#### EXERCISE OBJECTIVE:
Only the lines from the start of the data below through the line that contains "6.48, 6.28, 5.70]" are to be copied, exactly and without pictures.

#### DATA SECTION:
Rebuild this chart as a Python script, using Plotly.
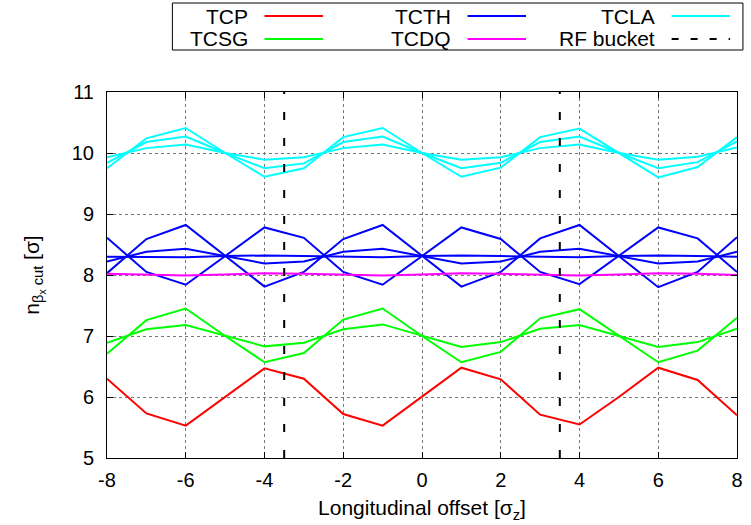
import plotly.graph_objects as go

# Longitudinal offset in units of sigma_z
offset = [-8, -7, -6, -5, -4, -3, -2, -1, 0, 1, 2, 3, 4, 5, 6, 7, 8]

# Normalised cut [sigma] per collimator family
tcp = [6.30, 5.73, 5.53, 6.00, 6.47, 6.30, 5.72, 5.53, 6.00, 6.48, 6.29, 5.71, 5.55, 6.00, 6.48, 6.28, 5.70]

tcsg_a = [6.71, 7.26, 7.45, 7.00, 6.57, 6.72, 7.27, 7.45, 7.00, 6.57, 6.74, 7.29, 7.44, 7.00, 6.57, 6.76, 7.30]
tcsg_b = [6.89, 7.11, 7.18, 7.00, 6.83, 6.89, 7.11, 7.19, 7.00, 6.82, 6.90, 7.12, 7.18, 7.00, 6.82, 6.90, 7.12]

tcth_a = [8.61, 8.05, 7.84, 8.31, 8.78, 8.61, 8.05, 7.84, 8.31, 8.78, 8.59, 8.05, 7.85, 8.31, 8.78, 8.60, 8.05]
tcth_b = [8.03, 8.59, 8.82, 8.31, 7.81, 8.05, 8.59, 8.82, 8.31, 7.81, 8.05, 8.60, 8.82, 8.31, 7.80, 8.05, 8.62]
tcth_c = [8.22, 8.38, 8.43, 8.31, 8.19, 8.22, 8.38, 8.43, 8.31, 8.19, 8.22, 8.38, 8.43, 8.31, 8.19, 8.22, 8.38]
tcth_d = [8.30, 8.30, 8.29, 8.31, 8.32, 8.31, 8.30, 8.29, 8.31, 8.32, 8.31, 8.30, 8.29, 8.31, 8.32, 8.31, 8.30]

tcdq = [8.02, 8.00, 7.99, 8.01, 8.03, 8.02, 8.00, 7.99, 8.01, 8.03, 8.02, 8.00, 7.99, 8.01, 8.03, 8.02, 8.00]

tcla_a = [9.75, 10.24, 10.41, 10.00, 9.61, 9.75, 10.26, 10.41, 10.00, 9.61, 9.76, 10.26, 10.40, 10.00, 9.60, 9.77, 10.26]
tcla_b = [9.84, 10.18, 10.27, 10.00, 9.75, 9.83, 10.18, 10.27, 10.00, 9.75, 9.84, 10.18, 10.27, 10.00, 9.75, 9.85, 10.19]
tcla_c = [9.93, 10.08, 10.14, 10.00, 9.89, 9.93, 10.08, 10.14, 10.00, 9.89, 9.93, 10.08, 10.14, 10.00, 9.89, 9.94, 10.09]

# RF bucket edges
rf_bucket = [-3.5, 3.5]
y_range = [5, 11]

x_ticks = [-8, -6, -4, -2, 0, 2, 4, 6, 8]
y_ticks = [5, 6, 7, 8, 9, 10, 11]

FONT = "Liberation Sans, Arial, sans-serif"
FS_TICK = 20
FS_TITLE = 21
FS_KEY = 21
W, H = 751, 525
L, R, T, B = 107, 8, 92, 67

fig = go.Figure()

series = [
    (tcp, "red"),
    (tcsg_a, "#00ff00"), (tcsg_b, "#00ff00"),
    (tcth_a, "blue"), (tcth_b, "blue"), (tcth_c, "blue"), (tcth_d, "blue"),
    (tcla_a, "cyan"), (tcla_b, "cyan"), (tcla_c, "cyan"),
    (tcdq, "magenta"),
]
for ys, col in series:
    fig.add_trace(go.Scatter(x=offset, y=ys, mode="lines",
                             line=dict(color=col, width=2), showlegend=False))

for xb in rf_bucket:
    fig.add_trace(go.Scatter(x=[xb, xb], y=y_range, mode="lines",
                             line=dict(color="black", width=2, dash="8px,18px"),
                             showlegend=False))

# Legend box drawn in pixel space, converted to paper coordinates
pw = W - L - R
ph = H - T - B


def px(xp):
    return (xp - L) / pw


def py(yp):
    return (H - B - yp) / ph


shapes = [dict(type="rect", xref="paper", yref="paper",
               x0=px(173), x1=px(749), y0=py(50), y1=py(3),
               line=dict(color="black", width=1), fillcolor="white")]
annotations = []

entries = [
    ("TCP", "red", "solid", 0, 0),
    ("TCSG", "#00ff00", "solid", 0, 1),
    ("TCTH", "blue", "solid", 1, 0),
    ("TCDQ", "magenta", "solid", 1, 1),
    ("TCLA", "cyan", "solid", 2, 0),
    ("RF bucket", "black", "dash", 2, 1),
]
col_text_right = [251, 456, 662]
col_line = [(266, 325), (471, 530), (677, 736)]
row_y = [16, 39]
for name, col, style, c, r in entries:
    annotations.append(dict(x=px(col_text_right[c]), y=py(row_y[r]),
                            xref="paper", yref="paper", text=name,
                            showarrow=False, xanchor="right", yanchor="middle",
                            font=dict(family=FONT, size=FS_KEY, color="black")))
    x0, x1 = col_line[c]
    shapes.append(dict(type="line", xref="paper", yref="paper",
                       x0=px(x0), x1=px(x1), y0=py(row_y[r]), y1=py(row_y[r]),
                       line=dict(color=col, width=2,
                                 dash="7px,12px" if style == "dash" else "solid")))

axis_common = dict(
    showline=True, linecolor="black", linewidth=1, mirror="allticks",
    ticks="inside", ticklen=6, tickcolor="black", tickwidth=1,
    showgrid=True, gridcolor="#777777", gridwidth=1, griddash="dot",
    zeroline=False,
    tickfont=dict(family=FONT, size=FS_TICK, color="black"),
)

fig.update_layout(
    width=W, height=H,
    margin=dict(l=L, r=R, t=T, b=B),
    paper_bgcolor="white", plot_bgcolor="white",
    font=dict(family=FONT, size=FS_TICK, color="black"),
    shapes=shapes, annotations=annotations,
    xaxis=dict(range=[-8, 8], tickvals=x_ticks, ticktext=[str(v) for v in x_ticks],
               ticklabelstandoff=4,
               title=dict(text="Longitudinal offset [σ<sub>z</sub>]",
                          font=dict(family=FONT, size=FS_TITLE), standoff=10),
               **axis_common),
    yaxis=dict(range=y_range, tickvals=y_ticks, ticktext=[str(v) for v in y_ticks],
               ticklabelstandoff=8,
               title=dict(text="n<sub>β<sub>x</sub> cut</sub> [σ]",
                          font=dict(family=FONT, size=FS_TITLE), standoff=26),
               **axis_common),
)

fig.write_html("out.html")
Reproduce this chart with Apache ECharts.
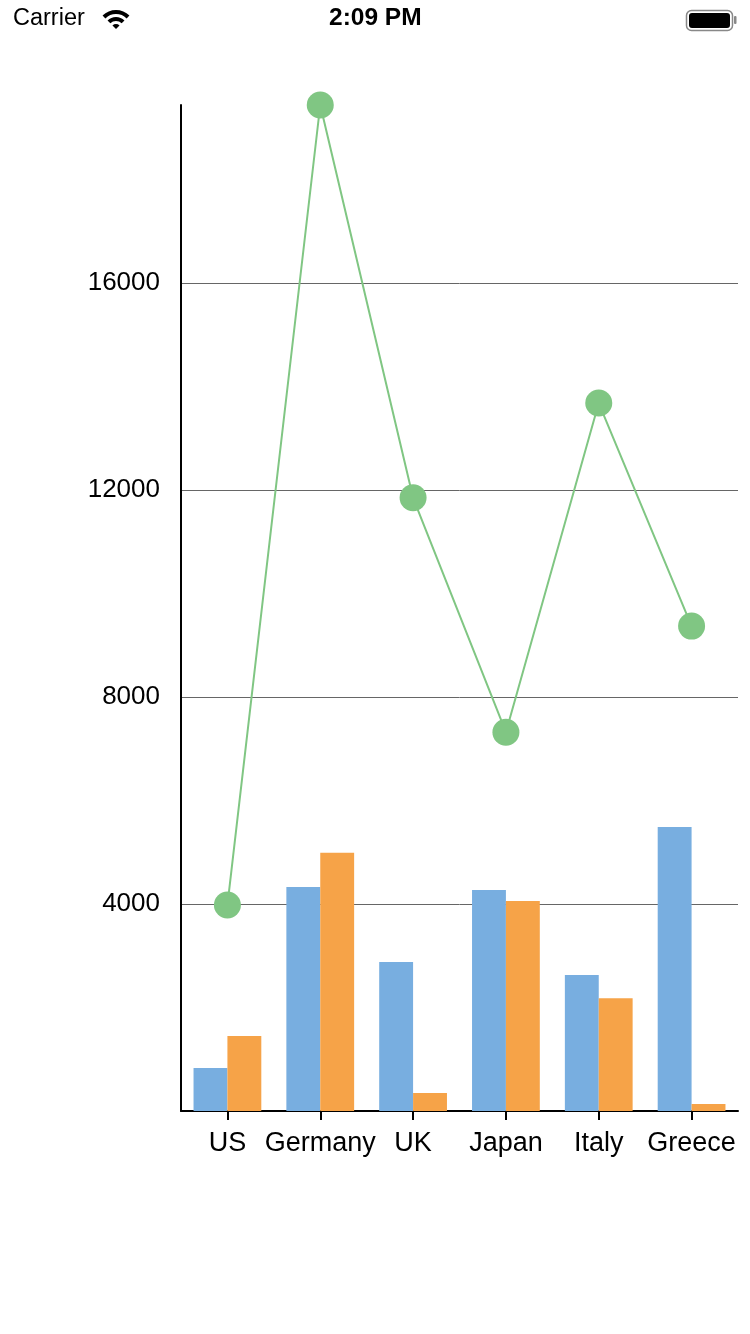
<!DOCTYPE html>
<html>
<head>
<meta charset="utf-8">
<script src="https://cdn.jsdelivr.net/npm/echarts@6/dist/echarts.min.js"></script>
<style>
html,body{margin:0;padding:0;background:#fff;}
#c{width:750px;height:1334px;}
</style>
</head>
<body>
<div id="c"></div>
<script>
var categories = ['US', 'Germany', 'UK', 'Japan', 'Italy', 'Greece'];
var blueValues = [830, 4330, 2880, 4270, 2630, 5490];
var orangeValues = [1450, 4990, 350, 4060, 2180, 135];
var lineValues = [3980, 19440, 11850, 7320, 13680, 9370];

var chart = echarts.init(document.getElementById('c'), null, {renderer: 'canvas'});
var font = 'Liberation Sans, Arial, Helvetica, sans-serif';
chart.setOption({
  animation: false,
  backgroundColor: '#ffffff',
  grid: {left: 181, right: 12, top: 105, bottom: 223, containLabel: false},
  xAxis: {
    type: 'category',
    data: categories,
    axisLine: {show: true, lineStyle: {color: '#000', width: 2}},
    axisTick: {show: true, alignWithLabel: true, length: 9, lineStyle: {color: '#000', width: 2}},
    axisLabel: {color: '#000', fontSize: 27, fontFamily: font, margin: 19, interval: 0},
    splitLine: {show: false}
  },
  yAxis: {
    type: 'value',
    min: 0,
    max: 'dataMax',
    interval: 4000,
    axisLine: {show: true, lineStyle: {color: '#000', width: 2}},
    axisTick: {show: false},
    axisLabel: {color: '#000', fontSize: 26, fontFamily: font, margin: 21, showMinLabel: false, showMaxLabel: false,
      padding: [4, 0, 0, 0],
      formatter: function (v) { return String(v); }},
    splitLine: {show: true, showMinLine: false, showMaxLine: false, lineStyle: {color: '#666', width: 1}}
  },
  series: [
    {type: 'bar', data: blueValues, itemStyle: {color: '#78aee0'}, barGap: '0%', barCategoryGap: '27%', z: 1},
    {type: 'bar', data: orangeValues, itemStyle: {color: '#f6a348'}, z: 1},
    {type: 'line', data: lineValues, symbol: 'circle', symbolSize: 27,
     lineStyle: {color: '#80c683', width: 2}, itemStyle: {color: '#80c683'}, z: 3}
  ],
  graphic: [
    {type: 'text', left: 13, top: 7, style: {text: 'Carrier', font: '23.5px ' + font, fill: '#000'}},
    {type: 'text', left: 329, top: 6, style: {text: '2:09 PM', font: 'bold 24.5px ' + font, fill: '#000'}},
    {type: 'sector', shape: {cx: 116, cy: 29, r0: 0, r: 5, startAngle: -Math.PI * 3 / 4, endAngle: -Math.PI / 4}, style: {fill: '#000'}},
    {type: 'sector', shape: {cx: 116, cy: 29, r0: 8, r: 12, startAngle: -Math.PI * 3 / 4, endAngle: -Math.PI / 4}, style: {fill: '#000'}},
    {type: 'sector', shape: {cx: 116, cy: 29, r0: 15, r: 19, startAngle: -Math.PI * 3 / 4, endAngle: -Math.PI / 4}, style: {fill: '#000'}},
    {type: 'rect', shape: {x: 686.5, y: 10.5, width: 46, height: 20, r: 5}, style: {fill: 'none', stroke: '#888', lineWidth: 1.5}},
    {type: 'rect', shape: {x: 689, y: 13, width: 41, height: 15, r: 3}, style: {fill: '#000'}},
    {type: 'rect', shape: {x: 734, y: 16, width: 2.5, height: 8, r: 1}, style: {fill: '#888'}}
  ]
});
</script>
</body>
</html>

#### TASK RESULT:
Rebuild this chart as a Python script, using Plotly.
import plotly.graph_objects as go

# Longitudinal offset in units of sigma_z
offset = [-8, -7, -6, -5, -4, -3, -2, -1, 0, 1, 2, 3, 4, 5, 6, 7, 8]

# Normalised cut [sigma] per collimator family
tcp = [6.30, 5.73, 5.53, 6.00, 6.47, 6.30, 5.72, 5.53, 6.00, 6.48, 6.29, 5.71, 5.55, 6.00, 6.48, 6.28, 5.70]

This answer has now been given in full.